We present preliminary results of a project examining the role and usage of gender specific vocabulary in a corpus of video game magazines. The corpus consists of three popular video game magazines with 634 issues from the 1980s until 2011 and was gathered via OCR-scans of the platform We report on the distribution and progression of gender-specific words by using word lists of the LIWC for the categories "male" and "fe-male". We can indeed show that words of the type male are considerably more frequent than words of the type female, with a slight increase of female words during 2006-2010. This is in line with the overall development of gaming culture throughout these years and previous research in the humanities. Furthermore, we analyzed how the usage of negatively connoted words for female depictions (e.g. chick, slut) has evolved and identified a constant increase throughout the years reaching the climax around 2001-2005, a timespan that coincides with the release and popularity of games encompassing rather sexist concepts. We discuss the limitations of our explorations and report on plans to further investigate the role of gender in gaming culture.

Long Paper (20+10min)

Digital Analysis and Machine View on Latvian National Catalogue of Museum Collections

Maija Spurina

Latvian Academy of Culture, Latvia

Latvian National Catalogue of Museum Collections (Latvijas Nacionālais Muzeju Krājuma kopkatalogs) is an on-line national digital data base of museum collection ( that currently contains information on more than 1.2 million objects stored in 129 state certified museums.
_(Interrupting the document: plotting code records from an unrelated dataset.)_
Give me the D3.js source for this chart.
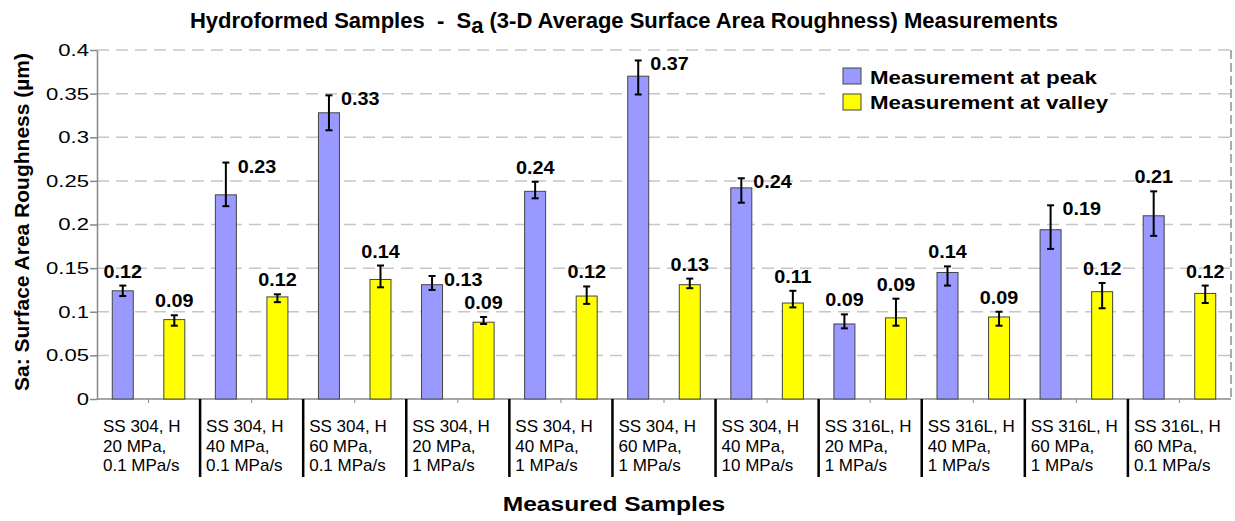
<!DOCTYPE html>
<html>
<head>
<meta charset="utf-8">
<script src="https://cdn.jsdelivr.net/npm/d3@7"></script>
<style>
  body { margin: 0; background: #fff; }
  text { font-family: "Liberation Sans", Arial, sans-serif; white-space: pre; }
</style>
</head>
<body>
<div id="chart"></div>
<script>
// sample names, one array of lines per group
const categories = [
  ["SS 304, H", "20 MPa,", "0.1 MPa/s"],
  ["SS 304, H", "40 MPa,", "0.1 MPa/s"],
  ["SS 304, H", "60 MPa,", "0.1 MPa/s"],
  ["SS 304, H", "20 MPa,", "1 MPa/s"],
  ["SS 304, H", "40 MPa,", "1 MPa/s"],
  ["SS 304, H", "60 MPa,", "1 MPa/s"],
  ["SS 304, H", "40 MPa,", "10 MPa/s"],
  ["SS 316L, H", "20 MPa,", "1 MPa/s"],
  ["SS 316L, H", "40 MPa,", "1 MPa/s"],
  ["SS 316L, H", "60 MPa,", "1 MPa/s"],
  ["SS 316L, H", "60 MPa,", "0.1 MPa/s"]
];

const seriesNames = ["Measurement at peak", "Measurement at valley"];

const peakValues = [0.124, 0.234, 0.328, 0.131, 0.238, 0.370, 0.242, 0.086, 0.145, 0.194, 0.210];
const peakHigh   = [0.130, 0.271, 0.348, 0.141, 0.249, 0.388, 0.253, 0.097, 0.152, 0.222, 0.238];
const peakLow    = [0.118, 0.221, 0.308, 0.125, 0.230, 0.349, 0.225, 0.081, 0.130, 0.172, 0.187];

const valleyValues = [0.091, 0.117, 0.137, 0.088, 0.118, 0.131, 0.110, 0.093, 0.094, 0.123, 0.121];
const valleyHigh   = [0.096, 0.120, 0.153, 0.094, 0.129, 0.138, 0.124, 0.115, 0.100, 0.133, 0.130];
const valleyLow    = [0.084, 0.111, 0.128, 0.086, 0.109, 0.127, 0.105, 0.084, 0.084, 0.104, 0.110];

// where the value label of each peak bar sits
const peakLabelSide = ["top", "right", "right", "right", "top", "right", "right", "top", "top", "right", "top"];

const yTicks = [0, 0.05, 0.1, 0.15, 0.2, 0.25, 0.3, 0.35, 0.4];

const colors = ["#9999ff", "#ffff00"];

// set the dimensions and margins of the graph
const margin = {top: 50, right: 4, bottom: 122, left: 97},
    width = 1235 - margin.left - margin.right,
    height = 521 - margin.top - margin.bottom;

const svg = d3.select("#chart")
  .append("svg")
    .attr("width", 1235)
    .attr("height", 521);

const g = svg.append("g")
    .attr("transform", `translate(${margin.left},${margin.top})`);

const x0 = d3.scaleBand().domain(d3.range(categories.length)).range([0, width]);
const x1 = d3.scaleBand().domain([0, 1]).range([0, x0.bandwidth()]);
const y = d3.scaleLinear().domain([0, 0.4]).range([height, 0]);
const barW = 21;

// stretched text helper
function stext(parent, x, yy, str, size, sx, weight, anchor) {
  return parent.append("text")
    .attr("transform", `translate(${x},${yy}) scale(${sx},1)`)
    .attr("text-anchor", anchor || "start")
    .style("font-size", size + "px")
    .style("font-weight", weight || "normal")
    .style("fill", "#000")
    .text(str);
}

// gridlines
g.selectAll(".grid")
  .data(yTicks.filter(d => d > 0))
  .join("line")
    .attr("x1", 0).attr("x2", width)
    .attr("y1", d => y(d)).attr("y2", d => y(d))
    .attr("stroke", "#c6c6c6")
    .attr("stroke-width", 1.5)
    .attr("stroke-dasharray", "12,7");

// right border
g.append("line")
  .attr("x1", width).attr("x2", width)
  .attr("y1", 0).attr("y2", height)
  .attr("stroke", "#555")
  .attr("stroke-dasharray", "9,4");

// Y axis
const yAxis = g.append("g")
  .call(d3.axisLeft(y).tickValues(yTicks).tickSize(7).tickSizeOuter(0).tickFormat(d => String(d)));
yAxis.select(".domain").attr("stroke", "#888").attr("stroke-width", 1.5);
yAxis.selectAll(".tick line").attr("stroke", "#888").attr("stroke-width", 1.5);
yAxis.selectAll(".tick text")
  .attr("x", -8 / 1.3)
  .attr("transform", "scale(1.3,1)")
  .style("font-size", "17px")
  .style("fill", "#000")
  .style("font-family", "'Liberation Sans', Arial, sans-serif");

// X axis
g.append("line")
  .attr("x1", 0).attr("x2", width)
  .attr("y1", height).attr("y2", height)
  .attr("stroke", "#888").attr("stroke-width", 1.5);

g.selectAll(".minor")
  .data(d3.range(categories.length))
  .join("line")
    .attr("x1", d => x0(d) + x0.bandwidth() / 2)
    .attr("x2", d => x0(d) + x0.bandwidth() / 2)
    .attr("y1", height).attr("y2", height + 4)
    .attr("stroke", "#888");

g.selectAll(".divider")
  .data(d3.range(1, categories.length))
  .join("line")
    .attr("x1", d => x0(d)).attr("x2", d => x0(d))
    .attr("y1", height).attr("y2", height + 78)
    .attr("stroke", "#000")
    .attr("stroke-width", 2.5);

categories.forEach((lines, i) => {
  lines.forEach((ln, j) => {
    stext(g, x0(i) + 6, height + 33 + j * 19.5, ln, 17, 1);
  });
});

// bars
const series = [
  {values: peakValues, hi: peakHigh, lo: peakLow},
  {values: valleyValues, hi: valleyHigh, lo: valleyLow}
];

series.forEach((s, k) => {
  s.values.forEach((v, i) => {
    const cx = x0(i) + x1(k) + x1.bandwidth() / 2;
    const grp = g.append("g");

    grp.append("rect")
      .attr("x", cx - barW / 2)
      .attr("y", y(v))
      .attr("width", barW)
      .attr("height", height - y(v))
      .attr("fill", colors[k])
      .attr("stroke", "#444")
      .attr("stroke-width", 1);

    // error bar
    grp.append("line")
      .attr("x1", cx).attr("x2", cx)
      .attr("y1", y(s.lo[i])).attr("y2", y(s.hi[i]))
      .attr("stroke", "#000").attr("stroke-width", 2);
    [s.lo[i], s.hi[i]].forEach(e => {
      grp.append("line")
        .attr("x1", cx - 3.5).attr("x2", cx + 3.5)
        .attr("y1", y(e)).attr("y2", y(e))
        .attr("stroke", "#000").attr("stroke-width", 2);
    });

    const side = k === 0 ? peakLabelSide[i] : "top";
    const lbl = d3.format(".2f")(v);
    if (side === "right") {
      stext(grp, cx + 12, y(s.hi[i]) + 10, lbl, 18, 1.1, "bold", "start");
    } else {
      stext(grp, cx, y(s.hi[i]) - 8, lbl, 18, 1.1, "bold", "middle");
    }
  });
});

// legend
const legend = svg.append("g");
legend.append("rect")
  .attr("x", 825).attr("y", 60)
  .attr("width", 285).attr("height", 58)
  .attr("fill", "#fff");
seriesNames.forEach((name, k) => {
  legend.append("rect")
    .attr("x", 843).attr("y", 68 + k * 26)
    .attr("width", 18).attr("height", 16)
    .attr("fill", colors[k])
    .attr("stroke", "#444");
  stext(legend, 870, 84 + k * 25, name, 18, 1.24, "bold");
});

// title
const title = svg.append("text")
  .attr("x", 624)
  .attr("y", 28)
  .attr("text-anchor", "middle")
  .style("font-size", "22px")
  .style("font-weight", "bold");
title.append("tspan").text("Hydroformed Samples  -  S");
title.append("tspan").attr("dy", 5).text("a");
title.append("tspan").attr("dy", -5).text(" (3-D Average Surface Area Roughness) Measurements");

// axis titles
stext(svg, 614, 511, "Measured Samples", 21, 1.17, "bold", "middle");

svg.append("text")
  .attr("transform", "translate(29,222) rotate(-90)")
  .attr("text-anchor", "middle")
  .style("font-size", "21px")
  .style("font-weight", "bold")
  .text("Sa: Surface Area Roughness (\u00b5m)");
</script>
</body>
</html>
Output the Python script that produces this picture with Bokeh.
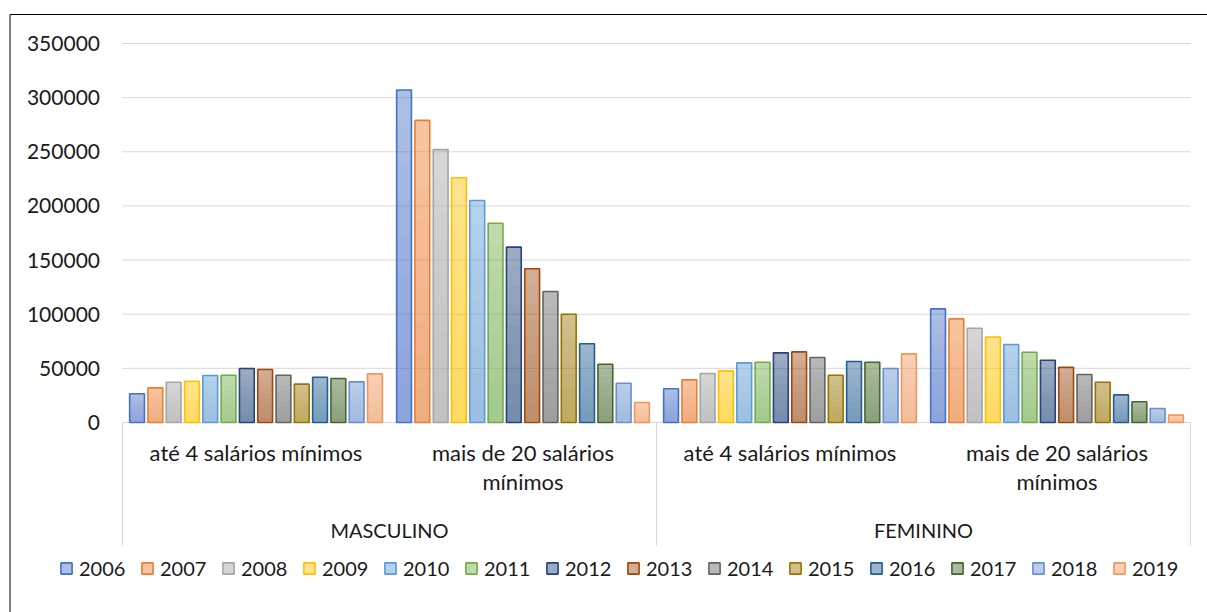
from bokeh.plotting import figure
from bokeh.models import Range1d, Legend, LegendItem
from bokeh.core.properties import value
from bokeh.embed import file_html
from bokeh.resources import INLINE

# ---- data -------------------------------------------------------------
years = [2006, 2007, 2008, 2009, 2010, 2011, 2012,
         2013, 2014, 2015, 2016, 2017, 2018, 2019]
sexos = ["MASCULINO", "FEMININO"]
faixas = ["até 4 salários mínimos", "mais de 20 salários\nmínimos"]

masculino_ate4 = [26500, 32000, 37200, 38100, 43400, 43700, 49800,
                  48900, 43700, 35400, 41800, 40600, 37500, 44900]
masculino_mais20 = [307000, 279000, 252000, 226000, 205000, 184000, 162000,
                    142000, 121000, 100000, 72700, 53800, 36300, 18500]
feminino_ate4 = [31100, 39400, 45200, 47700, 55100, 55700, 64300,
                 65200, 60000, 43700, 56300, 55700, 49800, 63400]
feminino_mais20 = [104900, 95700, 87100, 78800, 72000, 64900, 57500,
                   51000, 44300, 37200, 25500, 19100, 12900, 6800]

y_ticks = [0, 50000, 100000, 150000, 200000, 250000, 300000, 350000]
y_tick_labels = [str(t) for t in y_ticks]

# one column per (sexo, faixa) in drawing order
groups = [masculino_ate4, masculino_mais20, feminino_ate4, feminino_mais20]

# ---- styling ------------------------------------------------------------
series_colors = ["#4472C4", "#ED7D31", "#A5A5A5", "#FFC000", "#5B9BD5",
                 "#70AD47", "#264478", "#9E480E", "#636363", "#997300",
                 "#255E91", "#43682B", "#698ED0", "#F1975A"]
FONT = "Lato"
TEXT_COLOR = "#1a1a1a"
GRID_COLOR = "#D9D9D9"

W, H = 1207, 612
PX_GROUP = 267.0             # pixels per category on the x scale
X0_PX, Y0_PX = 122.0, 422.0  # pixel of x = 0 and y = 0
PX_PER_UNIT = 379.0 / 350000


def x_at(px):
    return (px - X0_PX) / PX_GROUP


def y_at(py):
    return (Y0_PX - py) / PX_PER_UNIT


# the plot frame spans the whole canvas; axes are drawn as glyphs on it
p = figure(width=W, height=H, title=None, toolbar_location=None,
           output_backend="svg", x_axis_location=None, y_axis_location=None,
           x_range=Range1d(x_at(0), x_at(W)),
           y_range=Range1d(y_at(H), y_at(0)),
           min_border=0)
p.outline_line_color = None
p.background_fill_color = "white"
p.border_fill_color = "white"
p.grid.visible = False

n_groups = len(groups)

# chart-area frame: top and left edges (the others run past the canvas)
p.segment(x0=[x_at(9.5), x_at(9.5)], y0=[y_at(14), y_at(14)],
          x1=[x_at(W + 5), x_at(9.5)], y1=[y_at(14), y_at(H + 5)],
          line_color="black", line_width=1)

# value axis: gridlines and tick labels
p.segment(x0=[0] * len(y_ticks), y0=y_ticks, x1=[n_groups] * len(y_ticks),
          y1=y_ticks, line_color=GRID_COLOR, line_width=1)
p.text(x=[x_at(99.5)] * len(y_ticks), y=y_ticks, text=y_tick_labels,
       text_align="right", text_baseline="middle",
       text_font=value(FONT), text_font_size="21px", text_color=TEXT_COLOR)

# ---- bars -------------------------------------------------------------
n = len(years)
slot = 18.3 / PX_GROUP
bar_w = 14.8 / PX_GROUP
N_SHADE = 8

legend_items = []
for j, (yr, col) in enumerate(zip(years, series_colors)):
    xs = [g + 0.5 + (j - (n - 1) / 2) * slot for g in range(n_groups)]
    vals = [grp[j] for grp in groups]
    base = p.vbar(x=xs, top=vals, bottom=0, width=bar_w,
                  fill_color=col, fill_alpha=0.45, line_color=None)
    # vertical shading: lighter at the top, denser towards the base
    for k in range(1, N_SHADE + 1):
        frac = 1 - k / (N_SHADE + 1)
        p.vbar(x=xs, top=[v * frac for v in vals], bottom=0, width=bar_w,
               fill_color=col, fill_alpha=0.04, line_color=None)
    edge = p.vbar(x=xs, top=vals, bottom=0, width=bar_w,
                  fill_color=None, line_color=col, line_width=1.6)
    legend_items.append(LegendItem(label=str(yr), renderers=[base, edge]))

# ---- category axis (two levels) ---------------------------------------
sep_x = [0, 2, 4]
p.segment(x0=sep_x, y0=[0] * 3, x1=sep_x, y1=[y_at(545)] * 3,
          line_color=GRID_COLOR, line_width=1)

inner_x = [g + 0.5 for g in range(n_groups)]
inner_text = [faixas[g % 2] for g in range(n_groups)]
p.text(x=inner_x, y=[y_at(438)] * n_groups, text=inner_text,
       text_align="center", text_baseline="top", text_line_height=1.1,
       text_font=value(FONT), text_font_size="22px", text_color=TEXT_COLOR)

outer_x = [1, 3]
p.text(x=outer_x, y=[y_at(529)] * 2, text=sexos,
       text_align="center", text_baseline="middle",
       text_font=value(FONT), text_font_size="20px", text_color=TEXT_COLOR)

# ---- legend -----------------------------------------------------------
legend = Legend(items=legend_items, orientation="horizontal",
                location=(59, 32),
                glyph_width=14, glyph_height=14, label_standoff=6,
                label_width=47, spacing=14, padding=0, margin=0,
                border_line_color=None, background_fill_alpha=0,
                label_text_font=FONT, label_text_font_size="20px",
                label_text_color=TEXT_COLOR)
p.add_layout(legend)

open("out.html", "w").write(file_html(p, INLINE))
For the past fifteen years enormous efforts and financial means have been invested to create this one digital gateway to the cultural heritage stored in Latvian museums. The database was centrally designed and is administered top-down by a government agency – Culture Information System Center. The data has been input bottom-up by each museum. The resulting database can be seen as a digital representation of the national cultural heritage preserved in Latvian museums. In my presentation I will show preliminary results of my analysis of publicly available part of the database using OpenRefine and machine learning algorithm for object recognition (Python). I will discuss the challenges faced in the process of analysis due to the design of the database, as well as point out possibilities and limits of using machine learning algorithm for analysis of museum collections.